Find how many lines contain the word "this" and state that number alone.

▸ Recorded data
▼

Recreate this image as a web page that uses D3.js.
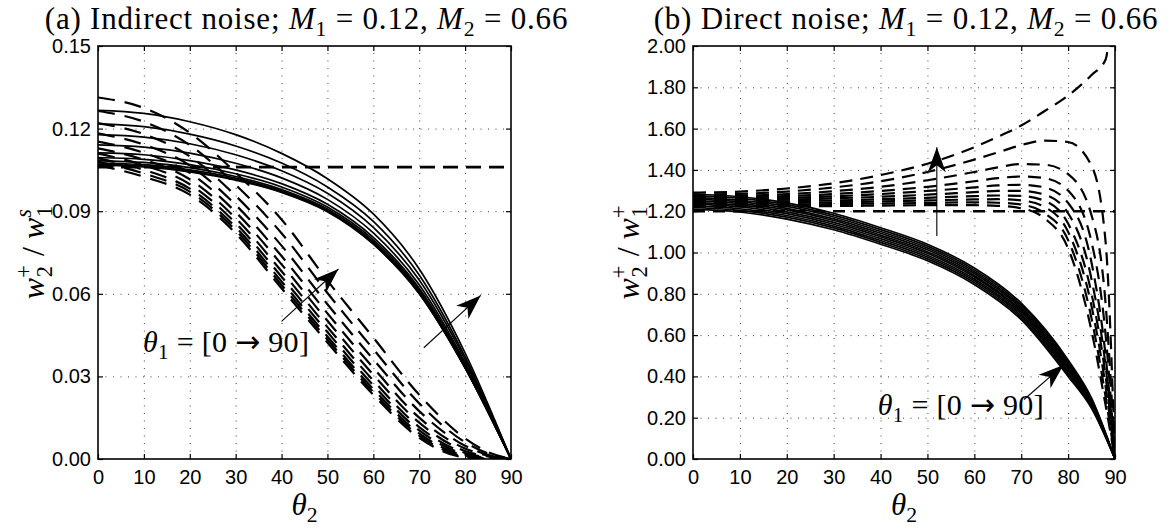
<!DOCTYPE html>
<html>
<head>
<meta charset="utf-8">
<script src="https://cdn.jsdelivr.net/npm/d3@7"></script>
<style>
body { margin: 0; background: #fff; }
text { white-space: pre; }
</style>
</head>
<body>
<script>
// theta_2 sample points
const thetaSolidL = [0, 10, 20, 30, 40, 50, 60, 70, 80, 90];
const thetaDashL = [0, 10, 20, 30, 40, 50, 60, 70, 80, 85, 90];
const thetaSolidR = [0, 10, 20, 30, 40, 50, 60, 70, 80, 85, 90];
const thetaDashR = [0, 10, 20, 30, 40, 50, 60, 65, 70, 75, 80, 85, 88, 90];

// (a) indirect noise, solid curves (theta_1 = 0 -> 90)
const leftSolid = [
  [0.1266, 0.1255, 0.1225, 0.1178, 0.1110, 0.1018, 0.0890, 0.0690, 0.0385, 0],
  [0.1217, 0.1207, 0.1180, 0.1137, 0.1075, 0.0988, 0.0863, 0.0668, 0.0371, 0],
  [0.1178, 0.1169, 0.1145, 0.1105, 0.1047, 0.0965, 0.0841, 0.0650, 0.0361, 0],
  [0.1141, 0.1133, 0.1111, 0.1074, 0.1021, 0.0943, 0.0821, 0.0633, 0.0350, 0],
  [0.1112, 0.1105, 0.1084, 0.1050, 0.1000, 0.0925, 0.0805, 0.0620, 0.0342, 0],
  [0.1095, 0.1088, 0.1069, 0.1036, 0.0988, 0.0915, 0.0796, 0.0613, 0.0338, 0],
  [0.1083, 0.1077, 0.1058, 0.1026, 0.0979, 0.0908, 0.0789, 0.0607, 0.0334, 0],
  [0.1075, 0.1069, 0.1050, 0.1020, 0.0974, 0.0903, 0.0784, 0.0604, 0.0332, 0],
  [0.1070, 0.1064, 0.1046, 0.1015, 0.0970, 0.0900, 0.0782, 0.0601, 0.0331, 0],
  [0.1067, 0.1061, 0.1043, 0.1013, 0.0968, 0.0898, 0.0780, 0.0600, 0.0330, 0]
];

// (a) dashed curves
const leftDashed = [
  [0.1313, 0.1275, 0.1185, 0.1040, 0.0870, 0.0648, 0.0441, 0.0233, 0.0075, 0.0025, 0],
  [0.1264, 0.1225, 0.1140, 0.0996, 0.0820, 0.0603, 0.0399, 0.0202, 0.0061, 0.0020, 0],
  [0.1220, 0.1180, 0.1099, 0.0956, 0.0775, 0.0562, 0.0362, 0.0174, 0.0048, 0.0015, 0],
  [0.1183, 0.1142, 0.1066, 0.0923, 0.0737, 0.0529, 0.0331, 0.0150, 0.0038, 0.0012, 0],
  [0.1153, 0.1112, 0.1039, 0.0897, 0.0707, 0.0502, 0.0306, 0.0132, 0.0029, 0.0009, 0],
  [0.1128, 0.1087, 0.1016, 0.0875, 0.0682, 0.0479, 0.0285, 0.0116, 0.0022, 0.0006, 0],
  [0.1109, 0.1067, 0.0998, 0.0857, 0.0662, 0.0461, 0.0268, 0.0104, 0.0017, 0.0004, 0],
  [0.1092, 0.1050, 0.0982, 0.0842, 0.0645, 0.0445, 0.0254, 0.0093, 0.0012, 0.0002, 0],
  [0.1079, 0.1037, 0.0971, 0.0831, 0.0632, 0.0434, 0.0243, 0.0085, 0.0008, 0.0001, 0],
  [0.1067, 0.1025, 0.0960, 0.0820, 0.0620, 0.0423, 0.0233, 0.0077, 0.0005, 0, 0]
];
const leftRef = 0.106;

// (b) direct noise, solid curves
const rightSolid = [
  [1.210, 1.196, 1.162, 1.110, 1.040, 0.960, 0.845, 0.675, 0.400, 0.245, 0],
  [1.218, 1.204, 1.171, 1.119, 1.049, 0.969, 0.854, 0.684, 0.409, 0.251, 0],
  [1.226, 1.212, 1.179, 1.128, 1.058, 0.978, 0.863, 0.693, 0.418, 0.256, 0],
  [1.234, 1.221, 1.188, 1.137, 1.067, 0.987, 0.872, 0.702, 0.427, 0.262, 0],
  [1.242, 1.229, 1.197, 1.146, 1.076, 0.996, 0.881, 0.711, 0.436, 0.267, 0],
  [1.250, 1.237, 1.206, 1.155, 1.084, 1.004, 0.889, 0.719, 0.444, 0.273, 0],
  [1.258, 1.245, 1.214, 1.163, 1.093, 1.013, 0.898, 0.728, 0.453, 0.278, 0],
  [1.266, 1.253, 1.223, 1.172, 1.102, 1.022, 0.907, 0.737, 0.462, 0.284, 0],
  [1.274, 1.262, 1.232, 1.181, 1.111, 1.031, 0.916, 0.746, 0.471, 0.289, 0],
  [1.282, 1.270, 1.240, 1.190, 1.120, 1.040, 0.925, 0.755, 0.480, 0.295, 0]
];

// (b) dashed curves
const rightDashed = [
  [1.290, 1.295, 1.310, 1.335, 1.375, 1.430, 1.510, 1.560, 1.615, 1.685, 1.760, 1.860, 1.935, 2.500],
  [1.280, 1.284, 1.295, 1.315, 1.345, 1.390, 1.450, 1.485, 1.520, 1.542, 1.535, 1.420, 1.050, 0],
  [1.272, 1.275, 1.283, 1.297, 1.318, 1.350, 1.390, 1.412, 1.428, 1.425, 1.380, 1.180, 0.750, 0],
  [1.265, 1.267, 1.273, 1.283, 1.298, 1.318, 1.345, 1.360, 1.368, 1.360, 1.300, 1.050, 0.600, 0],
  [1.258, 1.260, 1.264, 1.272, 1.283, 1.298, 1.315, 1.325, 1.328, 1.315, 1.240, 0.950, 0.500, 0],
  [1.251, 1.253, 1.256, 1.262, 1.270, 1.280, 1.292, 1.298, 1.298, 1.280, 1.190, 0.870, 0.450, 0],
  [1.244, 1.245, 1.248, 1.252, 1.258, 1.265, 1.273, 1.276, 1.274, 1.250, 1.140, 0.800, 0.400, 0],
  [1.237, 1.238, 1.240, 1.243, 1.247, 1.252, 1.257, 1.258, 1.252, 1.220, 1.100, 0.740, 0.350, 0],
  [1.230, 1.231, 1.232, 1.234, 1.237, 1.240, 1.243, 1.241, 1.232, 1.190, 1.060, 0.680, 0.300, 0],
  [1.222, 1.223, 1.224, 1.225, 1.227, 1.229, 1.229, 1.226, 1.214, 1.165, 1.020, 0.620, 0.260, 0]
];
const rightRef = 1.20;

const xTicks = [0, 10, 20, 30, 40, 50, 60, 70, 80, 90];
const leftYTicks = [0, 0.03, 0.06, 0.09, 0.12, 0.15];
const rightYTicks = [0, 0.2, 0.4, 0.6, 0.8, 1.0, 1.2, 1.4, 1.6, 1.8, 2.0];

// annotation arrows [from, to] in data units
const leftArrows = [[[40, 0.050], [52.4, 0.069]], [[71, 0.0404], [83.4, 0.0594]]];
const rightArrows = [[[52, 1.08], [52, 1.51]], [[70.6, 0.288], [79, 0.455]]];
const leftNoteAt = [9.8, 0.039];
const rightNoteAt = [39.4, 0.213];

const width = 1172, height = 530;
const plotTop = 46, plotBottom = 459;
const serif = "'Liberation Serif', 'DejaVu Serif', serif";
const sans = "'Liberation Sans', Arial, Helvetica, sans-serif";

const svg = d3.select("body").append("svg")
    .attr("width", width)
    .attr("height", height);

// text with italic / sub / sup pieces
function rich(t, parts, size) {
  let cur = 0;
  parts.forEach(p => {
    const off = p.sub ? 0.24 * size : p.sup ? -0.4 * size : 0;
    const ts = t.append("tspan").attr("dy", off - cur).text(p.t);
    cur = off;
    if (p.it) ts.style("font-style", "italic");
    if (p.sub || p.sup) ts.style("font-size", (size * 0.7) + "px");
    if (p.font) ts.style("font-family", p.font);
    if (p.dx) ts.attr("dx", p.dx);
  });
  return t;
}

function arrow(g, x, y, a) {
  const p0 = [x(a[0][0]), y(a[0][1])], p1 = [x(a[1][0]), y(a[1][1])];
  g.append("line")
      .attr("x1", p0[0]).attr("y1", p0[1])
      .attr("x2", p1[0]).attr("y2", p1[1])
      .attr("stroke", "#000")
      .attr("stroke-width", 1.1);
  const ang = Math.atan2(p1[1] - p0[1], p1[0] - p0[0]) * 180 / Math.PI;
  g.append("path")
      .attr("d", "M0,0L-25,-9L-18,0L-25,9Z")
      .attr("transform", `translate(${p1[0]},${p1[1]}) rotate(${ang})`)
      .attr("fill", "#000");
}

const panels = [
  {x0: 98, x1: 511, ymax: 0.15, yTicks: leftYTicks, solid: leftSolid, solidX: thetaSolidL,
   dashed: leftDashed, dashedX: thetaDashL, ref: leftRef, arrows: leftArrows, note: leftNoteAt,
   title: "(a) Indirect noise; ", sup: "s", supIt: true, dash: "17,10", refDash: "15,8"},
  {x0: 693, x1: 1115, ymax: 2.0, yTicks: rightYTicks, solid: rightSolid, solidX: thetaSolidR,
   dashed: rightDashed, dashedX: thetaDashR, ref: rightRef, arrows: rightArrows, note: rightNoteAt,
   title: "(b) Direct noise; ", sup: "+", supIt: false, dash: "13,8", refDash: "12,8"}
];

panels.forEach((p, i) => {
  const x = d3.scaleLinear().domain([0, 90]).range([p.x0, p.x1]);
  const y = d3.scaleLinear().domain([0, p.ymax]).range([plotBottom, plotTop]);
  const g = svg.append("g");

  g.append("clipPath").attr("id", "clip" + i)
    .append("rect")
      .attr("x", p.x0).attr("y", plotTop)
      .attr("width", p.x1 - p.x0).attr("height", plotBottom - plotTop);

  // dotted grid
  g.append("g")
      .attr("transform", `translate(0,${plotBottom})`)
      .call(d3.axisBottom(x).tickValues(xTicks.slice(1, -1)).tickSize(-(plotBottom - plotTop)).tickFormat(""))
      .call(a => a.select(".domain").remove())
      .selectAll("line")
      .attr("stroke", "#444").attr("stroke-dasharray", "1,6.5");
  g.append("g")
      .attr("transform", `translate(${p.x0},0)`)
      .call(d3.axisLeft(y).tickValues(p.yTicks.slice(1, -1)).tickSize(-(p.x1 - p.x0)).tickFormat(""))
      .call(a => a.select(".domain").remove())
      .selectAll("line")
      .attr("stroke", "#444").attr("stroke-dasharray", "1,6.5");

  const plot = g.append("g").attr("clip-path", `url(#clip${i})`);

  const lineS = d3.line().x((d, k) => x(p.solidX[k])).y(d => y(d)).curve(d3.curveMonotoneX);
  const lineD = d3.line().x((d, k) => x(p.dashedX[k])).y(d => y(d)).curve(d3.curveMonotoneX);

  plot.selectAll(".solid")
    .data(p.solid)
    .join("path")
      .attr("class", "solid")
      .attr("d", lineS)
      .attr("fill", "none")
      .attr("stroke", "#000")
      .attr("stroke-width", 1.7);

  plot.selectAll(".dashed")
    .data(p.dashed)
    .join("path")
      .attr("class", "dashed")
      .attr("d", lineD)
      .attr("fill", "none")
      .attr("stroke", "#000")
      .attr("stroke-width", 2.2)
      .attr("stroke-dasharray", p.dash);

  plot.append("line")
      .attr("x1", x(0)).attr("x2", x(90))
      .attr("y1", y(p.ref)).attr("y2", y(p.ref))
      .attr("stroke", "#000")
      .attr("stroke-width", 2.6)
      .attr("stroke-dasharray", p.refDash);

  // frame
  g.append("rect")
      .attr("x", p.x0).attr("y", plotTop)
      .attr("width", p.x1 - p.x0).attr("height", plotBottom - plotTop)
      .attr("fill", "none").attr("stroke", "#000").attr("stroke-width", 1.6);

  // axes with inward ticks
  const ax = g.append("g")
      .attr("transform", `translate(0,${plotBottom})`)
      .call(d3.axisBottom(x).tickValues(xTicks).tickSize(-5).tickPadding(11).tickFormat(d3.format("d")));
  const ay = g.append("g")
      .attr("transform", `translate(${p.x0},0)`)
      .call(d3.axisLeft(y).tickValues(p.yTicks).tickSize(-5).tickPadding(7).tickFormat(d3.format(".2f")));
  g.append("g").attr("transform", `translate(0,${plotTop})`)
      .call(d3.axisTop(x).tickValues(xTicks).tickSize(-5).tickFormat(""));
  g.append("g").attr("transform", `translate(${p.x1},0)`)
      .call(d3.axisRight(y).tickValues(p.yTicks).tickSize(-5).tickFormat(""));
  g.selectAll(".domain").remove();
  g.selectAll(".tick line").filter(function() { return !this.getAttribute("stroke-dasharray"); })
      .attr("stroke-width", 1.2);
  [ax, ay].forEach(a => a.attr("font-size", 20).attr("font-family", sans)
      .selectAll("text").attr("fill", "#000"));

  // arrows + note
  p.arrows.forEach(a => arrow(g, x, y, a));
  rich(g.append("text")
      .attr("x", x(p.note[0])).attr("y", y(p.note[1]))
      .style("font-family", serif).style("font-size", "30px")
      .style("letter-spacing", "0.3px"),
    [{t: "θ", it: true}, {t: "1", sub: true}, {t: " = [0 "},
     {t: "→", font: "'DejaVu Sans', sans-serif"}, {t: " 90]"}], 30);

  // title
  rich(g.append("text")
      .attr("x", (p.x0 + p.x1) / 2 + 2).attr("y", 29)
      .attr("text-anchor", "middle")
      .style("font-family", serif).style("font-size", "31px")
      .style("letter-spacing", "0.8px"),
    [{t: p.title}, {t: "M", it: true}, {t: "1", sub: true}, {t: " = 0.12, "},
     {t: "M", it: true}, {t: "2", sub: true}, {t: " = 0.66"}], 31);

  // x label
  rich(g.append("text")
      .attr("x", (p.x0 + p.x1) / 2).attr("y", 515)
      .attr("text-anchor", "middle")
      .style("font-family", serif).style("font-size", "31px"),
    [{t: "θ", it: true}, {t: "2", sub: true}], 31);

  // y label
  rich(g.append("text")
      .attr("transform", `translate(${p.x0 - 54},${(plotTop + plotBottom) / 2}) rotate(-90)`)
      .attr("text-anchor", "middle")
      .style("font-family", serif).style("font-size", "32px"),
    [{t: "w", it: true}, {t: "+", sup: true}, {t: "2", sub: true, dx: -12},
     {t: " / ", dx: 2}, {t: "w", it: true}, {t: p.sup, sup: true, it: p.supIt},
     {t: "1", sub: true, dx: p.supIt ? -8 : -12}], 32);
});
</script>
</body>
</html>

▲

▸ Reply to the task
2